• **TASK GOAL**
Give only the number of lines in the data that include the string "this".

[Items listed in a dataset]
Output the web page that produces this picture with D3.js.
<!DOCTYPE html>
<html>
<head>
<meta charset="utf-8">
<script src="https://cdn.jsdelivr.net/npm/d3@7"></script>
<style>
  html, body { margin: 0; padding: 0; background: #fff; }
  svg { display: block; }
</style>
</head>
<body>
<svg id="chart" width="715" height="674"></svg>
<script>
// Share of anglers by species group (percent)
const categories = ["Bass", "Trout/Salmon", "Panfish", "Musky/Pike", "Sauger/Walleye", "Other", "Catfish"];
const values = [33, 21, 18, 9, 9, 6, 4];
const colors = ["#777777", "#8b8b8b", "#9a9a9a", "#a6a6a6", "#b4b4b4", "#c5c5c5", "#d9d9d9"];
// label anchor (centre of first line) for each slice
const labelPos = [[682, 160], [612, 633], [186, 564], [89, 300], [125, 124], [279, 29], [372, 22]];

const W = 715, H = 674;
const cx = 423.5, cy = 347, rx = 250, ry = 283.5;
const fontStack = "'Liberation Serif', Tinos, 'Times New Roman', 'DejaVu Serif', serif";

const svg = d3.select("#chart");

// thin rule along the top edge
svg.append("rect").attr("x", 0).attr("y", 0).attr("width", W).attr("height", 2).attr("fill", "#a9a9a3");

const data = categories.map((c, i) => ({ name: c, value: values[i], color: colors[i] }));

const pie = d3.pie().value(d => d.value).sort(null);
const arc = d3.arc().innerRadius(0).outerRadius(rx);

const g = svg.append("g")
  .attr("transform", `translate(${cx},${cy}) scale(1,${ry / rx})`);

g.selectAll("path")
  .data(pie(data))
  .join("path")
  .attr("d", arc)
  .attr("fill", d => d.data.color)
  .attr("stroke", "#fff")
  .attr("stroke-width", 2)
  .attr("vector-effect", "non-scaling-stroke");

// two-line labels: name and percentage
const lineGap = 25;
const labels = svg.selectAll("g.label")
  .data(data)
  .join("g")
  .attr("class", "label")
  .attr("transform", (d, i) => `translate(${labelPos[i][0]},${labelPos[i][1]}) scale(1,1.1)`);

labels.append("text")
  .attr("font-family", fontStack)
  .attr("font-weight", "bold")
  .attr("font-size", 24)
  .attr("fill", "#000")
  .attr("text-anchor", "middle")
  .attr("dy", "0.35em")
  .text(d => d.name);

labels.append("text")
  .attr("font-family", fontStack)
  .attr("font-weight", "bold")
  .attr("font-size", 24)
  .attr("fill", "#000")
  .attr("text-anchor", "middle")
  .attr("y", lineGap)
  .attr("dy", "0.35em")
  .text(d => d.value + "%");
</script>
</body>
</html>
---
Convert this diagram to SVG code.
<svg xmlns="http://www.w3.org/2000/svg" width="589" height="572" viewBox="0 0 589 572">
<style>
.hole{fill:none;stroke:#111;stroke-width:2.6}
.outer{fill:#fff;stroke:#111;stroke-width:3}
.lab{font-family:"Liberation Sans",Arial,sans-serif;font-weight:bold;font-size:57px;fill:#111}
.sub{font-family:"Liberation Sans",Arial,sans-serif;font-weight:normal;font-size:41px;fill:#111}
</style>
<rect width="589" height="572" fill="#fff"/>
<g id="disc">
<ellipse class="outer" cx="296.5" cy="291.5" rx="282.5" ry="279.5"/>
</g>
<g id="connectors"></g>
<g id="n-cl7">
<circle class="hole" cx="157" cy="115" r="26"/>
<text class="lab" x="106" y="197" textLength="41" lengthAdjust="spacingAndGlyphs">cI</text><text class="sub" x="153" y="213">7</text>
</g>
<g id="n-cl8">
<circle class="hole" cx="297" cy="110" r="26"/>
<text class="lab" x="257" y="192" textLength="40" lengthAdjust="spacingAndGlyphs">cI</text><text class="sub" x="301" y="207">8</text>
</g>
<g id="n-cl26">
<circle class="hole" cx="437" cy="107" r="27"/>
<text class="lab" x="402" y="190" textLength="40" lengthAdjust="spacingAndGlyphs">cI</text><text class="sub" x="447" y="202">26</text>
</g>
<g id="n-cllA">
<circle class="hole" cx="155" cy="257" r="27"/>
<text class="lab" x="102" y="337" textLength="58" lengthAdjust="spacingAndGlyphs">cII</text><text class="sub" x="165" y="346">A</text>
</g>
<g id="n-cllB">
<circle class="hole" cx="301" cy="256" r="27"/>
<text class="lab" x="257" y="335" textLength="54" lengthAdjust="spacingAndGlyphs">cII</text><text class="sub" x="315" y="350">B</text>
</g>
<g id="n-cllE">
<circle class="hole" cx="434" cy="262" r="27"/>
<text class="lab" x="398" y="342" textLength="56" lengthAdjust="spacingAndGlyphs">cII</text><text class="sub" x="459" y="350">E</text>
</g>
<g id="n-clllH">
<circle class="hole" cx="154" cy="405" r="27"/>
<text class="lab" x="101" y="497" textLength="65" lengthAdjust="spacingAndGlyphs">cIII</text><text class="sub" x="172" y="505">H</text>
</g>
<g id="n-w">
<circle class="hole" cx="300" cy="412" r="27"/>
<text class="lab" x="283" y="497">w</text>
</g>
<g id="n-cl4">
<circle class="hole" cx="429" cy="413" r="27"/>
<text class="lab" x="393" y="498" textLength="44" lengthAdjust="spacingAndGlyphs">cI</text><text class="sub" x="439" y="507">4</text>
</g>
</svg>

• **COMPLETED TASK**
2